DESCRIPTION OF THE TASK:
Give every entry again, unchanged, and leave its images out.

PROVIDED RECORDS:
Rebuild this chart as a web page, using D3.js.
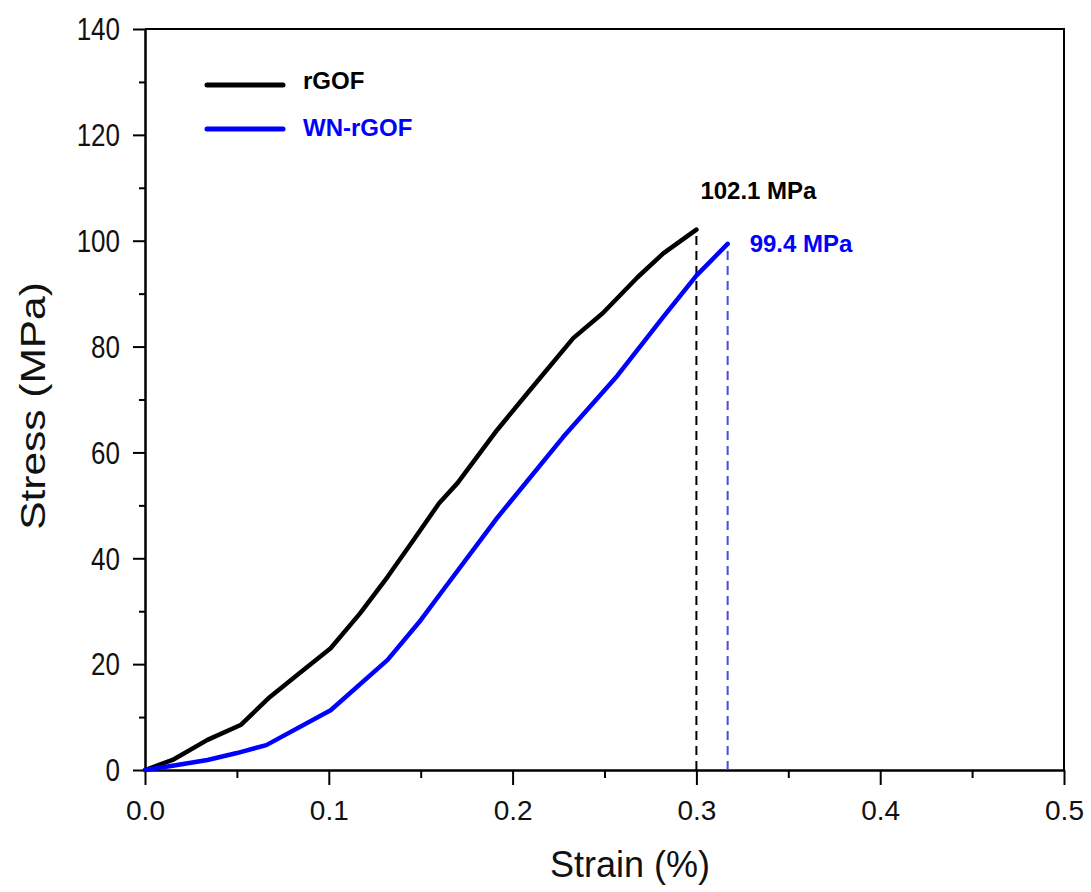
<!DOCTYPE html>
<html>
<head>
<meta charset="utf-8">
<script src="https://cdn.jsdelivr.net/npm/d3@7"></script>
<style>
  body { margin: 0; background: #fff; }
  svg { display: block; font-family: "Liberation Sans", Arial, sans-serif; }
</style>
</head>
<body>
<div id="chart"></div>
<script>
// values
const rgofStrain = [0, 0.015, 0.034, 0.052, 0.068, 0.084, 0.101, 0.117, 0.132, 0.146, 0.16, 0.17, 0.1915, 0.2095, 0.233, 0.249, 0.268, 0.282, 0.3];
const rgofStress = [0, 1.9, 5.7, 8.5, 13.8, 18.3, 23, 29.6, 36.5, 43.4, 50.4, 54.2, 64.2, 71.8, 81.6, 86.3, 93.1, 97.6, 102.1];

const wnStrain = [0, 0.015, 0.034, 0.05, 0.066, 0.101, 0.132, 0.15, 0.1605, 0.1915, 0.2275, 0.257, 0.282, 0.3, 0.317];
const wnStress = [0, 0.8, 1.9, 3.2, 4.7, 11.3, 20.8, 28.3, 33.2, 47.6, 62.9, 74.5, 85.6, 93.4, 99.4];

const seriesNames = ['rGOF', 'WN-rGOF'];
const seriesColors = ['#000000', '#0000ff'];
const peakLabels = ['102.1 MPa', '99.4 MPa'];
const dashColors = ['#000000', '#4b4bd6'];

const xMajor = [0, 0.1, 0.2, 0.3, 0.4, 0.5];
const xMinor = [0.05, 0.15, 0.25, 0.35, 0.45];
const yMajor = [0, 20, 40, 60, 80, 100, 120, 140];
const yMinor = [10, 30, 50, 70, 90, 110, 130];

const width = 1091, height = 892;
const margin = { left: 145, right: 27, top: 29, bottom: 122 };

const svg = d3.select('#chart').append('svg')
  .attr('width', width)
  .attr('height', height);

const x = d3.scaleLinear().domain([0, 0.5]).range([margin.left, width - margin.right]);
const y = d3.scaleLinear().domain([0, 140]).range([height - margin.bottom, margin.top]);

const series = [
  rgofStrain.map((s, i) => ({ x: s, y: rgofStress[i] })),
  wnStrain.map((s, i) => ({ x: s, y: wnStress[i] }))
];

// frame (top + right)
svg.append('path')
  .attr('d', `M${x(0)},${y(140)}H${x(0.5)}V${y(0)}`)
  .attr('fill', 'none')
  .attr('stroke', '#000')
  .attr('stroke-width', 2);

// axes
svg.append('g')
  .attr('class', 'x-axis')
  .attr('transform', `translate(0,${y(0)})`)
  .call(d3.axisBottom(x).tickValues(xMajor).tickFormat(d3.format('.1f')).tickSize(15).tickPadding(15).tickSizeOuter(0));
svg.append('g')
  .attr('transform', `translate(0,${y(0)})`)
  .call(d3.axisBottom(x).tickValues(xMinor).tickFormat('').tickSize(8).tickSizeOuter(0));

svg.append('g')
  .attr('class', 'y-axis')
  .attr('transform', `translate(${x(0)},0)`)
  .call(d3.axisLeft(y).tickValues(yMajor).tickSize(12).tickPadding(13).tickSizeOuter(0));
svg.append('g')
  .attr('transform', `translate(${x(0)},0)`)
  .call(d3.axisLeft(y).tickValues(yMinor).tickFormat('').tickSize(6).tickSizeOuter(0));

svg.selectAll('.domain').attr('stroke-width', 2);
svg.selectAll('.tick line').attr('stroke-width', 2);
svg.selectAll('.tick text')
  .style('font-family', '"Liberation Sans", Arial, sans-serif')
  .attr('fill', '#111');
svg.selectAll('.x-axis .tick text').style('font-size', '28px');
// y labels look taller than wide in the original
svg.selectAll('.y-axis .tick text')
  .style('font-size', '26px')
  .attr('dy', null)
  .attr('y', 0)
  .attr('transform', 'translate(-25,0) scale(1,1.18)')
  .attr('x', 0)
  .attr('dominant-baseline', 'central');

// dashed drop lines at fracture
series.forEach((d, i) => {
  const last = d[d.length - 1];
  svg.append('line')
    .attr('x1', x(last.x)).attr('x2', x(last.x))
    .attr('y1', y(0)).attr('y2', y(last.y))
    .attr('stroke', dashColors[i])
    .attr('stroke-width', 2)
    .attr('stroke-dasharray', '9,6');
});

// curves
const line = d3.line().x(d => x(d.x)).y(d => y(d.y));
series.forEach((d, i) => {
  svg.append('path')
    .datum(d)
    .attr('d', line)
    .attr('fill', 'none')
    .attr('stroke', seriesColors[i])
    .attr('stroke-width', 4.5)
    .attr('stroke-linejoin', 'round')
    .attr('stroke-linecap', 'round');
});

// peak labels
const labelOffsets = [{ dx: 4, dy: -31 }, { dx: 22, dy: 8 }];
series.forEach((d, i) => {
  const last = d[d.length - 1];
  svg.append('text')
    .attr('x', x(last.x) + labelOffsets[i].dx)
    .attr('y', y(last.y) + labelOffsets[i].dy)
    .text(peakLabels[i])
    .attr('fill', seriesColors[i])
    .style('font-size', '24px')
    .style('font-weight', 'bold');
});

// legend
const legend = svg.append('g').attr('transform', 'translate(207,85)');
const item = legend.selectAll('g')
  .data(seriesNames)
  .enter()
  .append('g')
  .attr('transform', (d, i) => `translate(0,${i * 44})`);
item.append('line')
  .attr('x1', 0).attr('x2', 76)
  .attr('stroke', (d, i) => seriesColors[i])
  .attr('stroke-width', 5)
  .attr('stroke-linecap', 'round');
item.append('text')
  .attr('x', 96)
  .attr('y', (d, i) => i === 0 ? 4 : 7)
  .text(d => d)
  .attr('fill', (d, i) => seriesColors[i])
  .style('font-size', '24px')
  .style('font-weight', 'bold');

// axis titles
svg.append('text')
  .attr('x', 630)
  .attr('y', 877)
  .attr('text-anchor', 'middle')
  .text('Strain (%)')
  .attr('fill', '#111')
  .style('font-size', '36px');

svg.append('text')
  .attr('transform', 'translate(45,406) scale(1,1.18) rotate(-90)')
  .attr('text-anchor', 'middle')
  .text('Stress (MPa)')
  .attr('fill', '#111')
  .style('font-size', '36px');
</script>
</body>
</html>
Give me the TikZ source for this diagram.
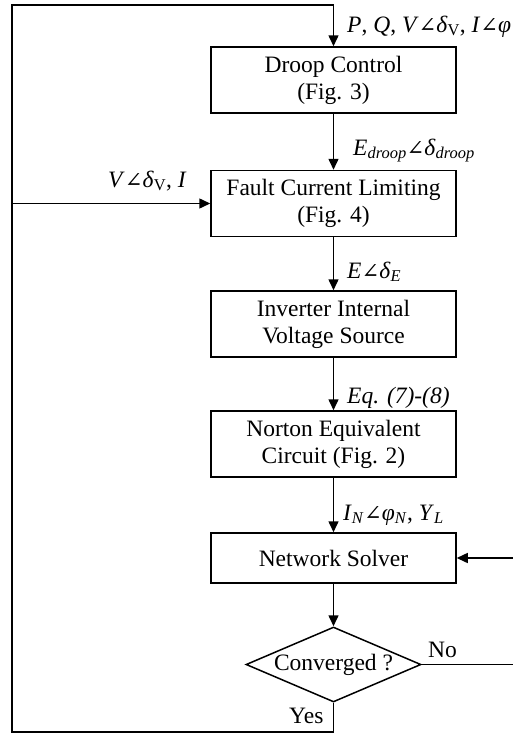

TASK OUTPUT:
Rebuild this chart as a web page, using D3.js.
<!DOCTYPE html>
<html>
<head>
<meta charset="utf-8">
<script src="https://cdn.jsdelivr.net/npm/d3@7"></script>
<style>
  body { margin: 0; background: #fff; }
  svg { display: block; font-family: "Liberation Sans", Arial, sans-serif; }
</style>
</head>
<body>
<div id="chart"></div>
<script>
// values
const rgofStrain = [0, 0.015, 0.034, 0.052, 0.068, 0.084, 0.101, 0.117, 0.132, 0.146, 0.16, 0.17, 0.1915, 0.2095, 0.233, 0.249, 0.268, 0.282, 0.3];
const rgofStress = [0, 1.9, 5.7, 8.5, 13.8, 18.3, 23, 29.6, 36.5, 43.4, 50.4, 54.2, 64.2, 71.8, 81.6, 86.3, 93.1, 97.6, 102.1];

const wnStrain = [0, 0.015, 0.034, 0.05, 0.066, 0.101, 0.132, 0.15, 0.1605, 0.1915, 0.2275, 0.257, 0.282, 0.3, 0.317];
const wnStress = [0, 0.8, 1.9, 3.2, 4.7, 11.3, 20.8, 28.3, 33.2, 47.6, 62.9, 74.5, 85.6, 93.4, 99.4];

const seriesNames = ['rGOF', 'WN-rGOF'];
const seriesColors = ['#000000', '#0000ff'];
const peakLabels = ['102.1 MPa', '99.4 MPa'];
const dashColors = ['#000000', '#4b4bd6'];

const xMajor = [0, 0.1, 0.2, 0.3, 0.4, 0.5];
const xMinor = [0.05, 0.15, 0.25, 0.35, 0.45];
const yMajor = [0, 20, 40, 60, 80, 100, 120, 140];
const yMinor = [10, 30, 50, 70, 90, 110, 130];

const width = 1091, height = 892;
const margin = { left: 145, right: 27, top: 29, bottom: 122 };

const svg = d3.select('#chart').append('svg')
  .attr('width', width)
  .attr('height', height);

const x = d3.scaleLinear().domain([0, 0.5]).range([margin.left, width - margin.right]);
const y = d3.scaleLinear().domain([0, 140]).range([height - margin.bottom, margin.top]);

const series = [
  rgofStrain.map((s, i) => ({ x: s, y: rgofStress[i] })),
  wnStrain.map((s, i) => ({ x: s, y: wnStress[i] }))
];

// frame (top + right)
svg.append('path')
  .attr('d', `M${x(0)},${y(140)}H${x(0.5)}V${y(0)}`)
  .attr('fill', 'none')
  .attr('stroke', '#000')
  .attr('stroke-width', 2);

// axes
svg.append('g')
  .attr('class', 'x-axis')
  .attr('transform', `translate(0,${y(0)})`)
  .call(d3.axisBottom(x).tickValues(xMajor).tickFormat(d3.format('.1f')).tickSize(15).tickPadding(15).tickSizeOuter(0));
svg.append('g')
  .attr('transform', `translate(0,${y(0)})`)
  .call(d3.axisBottom(x).tickValues(xMinor).tickFormat('').tickSize(8).tickSizeOuter(0));

svg.append('g')
  .attr('class', 'y-axis')
  .attr('transform', `translate(${x(0)},0)`)
  .call(d3.axisLeft(y).tickValues(yMajor).tickSize(12).tickPadding(13).tickSizeOuter(0));
svg.append('g')
  .attr('transform', `translate(${x(0)},0)`)
  .call(d3.axisLeft(y).tickValues(yMinor).tickFormat('').tickSize(6).tickSizeOuter(0));

svg.selectAll('.domain').attr('stroke-width', 2);
svg.selectAll('.tick line').attr('stroke-width', 2);
svg.selectAll('.tick text')
  .style('font-family', '"Liberation Sans", Arial, sans-serif')
  .attr('fill', '#111');
svg.selectAll('.x-axis .tick text').style('font-size', '28px');
// y labels look taller than wide in the original
svg.selectAll('.y-axis .tick text')
  .style('font-size', '26px')
  .attr('dy', null)
  .attr('y', 0)
  .attr('transform', 'translate(-25,0) scale(1,1.18)')
  .attr('x', 0)
  .attr('dominant-baseline', 'central');

// dashed drop lines at fracture
series.forEach((d, i) => {
  const last = d[d.length - 1];
  svg.append('line')
    .attr('x1', x(last.x)).attr('x2', x(last.x))
    .attr('y1', y(0)).attr('y2', y(last.y))
    .attr('stroke', dashColors[i])
    .attr('stroke-width', 2)
    .attr('stroke-dasharray', '9,6');
});

// curves
const line = d3.line().x(d => x(d.x)).y(d => y(d.y));
series.forEach((d, i) => {
  svg.append('path')
    .datum(d)
    .attr('d', line)
    .attr('fill', 'none')
    .attr('stroke', seriesColors[i])
    .attr('stroke-width', 4.5)
    .attr('stroke-linejoin', 'round')
    .attr('stroke-linecap', 'round');
});

// peak labels
const labelOffsets = [{ dx: 4, dy: -31 }, { dx: 22, dy: 8 }];
series.forEach((d, i) => {
  const last = d[d.length - 1];
  svg.append('text')
    .attr('x', x(last.x) + labelOffsets[i].dx)
    .attr('y', y(last.y) + labelOffsets[i].dy)
    .text(peakLabels[i])
    .attr('fill', seriesColors[i])
    .style('font-size', '24px')
    .style('font-weight', 'bold');
});

// legend
const legend = svg.append('g').attr('transform', 'translate(207,85)');
const item = legend.selectAll('g')
  .data(seriesNames)
  .enter()
  .append('g')
  .attr('transform', (d, i) => `translate(0,${i * 44})`);
item.append('line')
  .attr('x1', 0).attr('x2', 76)
  .attr('stroke', (d, i) => seriesColors[i])
  .attr('stroke-width', 5)
  .attr('stroke-linecap', 'round');
item.append('text')
  .attr('x', 96)
  .attr('y', (d, i) => i === 0 ? 4 : 7)
  .text(d => d)
  .attr('fill', (d, i) => seriesColors[i])
  .style('font-size', '24px')
  .style('font-weight', 'bold');

// axis titles
svg.append('text')
  .attr('x', 630)
  .attr('y', 877)
  .attr('text-anchor', 'middle')
  .text('Strain (%)')
  .attr('fill', '#111')
  .style('font-size', '36px');

svg.append('text')
  .attr('transform', 'translate(45,406) scale(1,1.18) rotate(-90)')
  .attr('text-anchor', 'middle')
  .text('Stress (MPa)')
  .attr('fill', '#111')
  .style('font-size', '36px');
</script>
</body>
</html>
Give me the TikZ source for this diagram.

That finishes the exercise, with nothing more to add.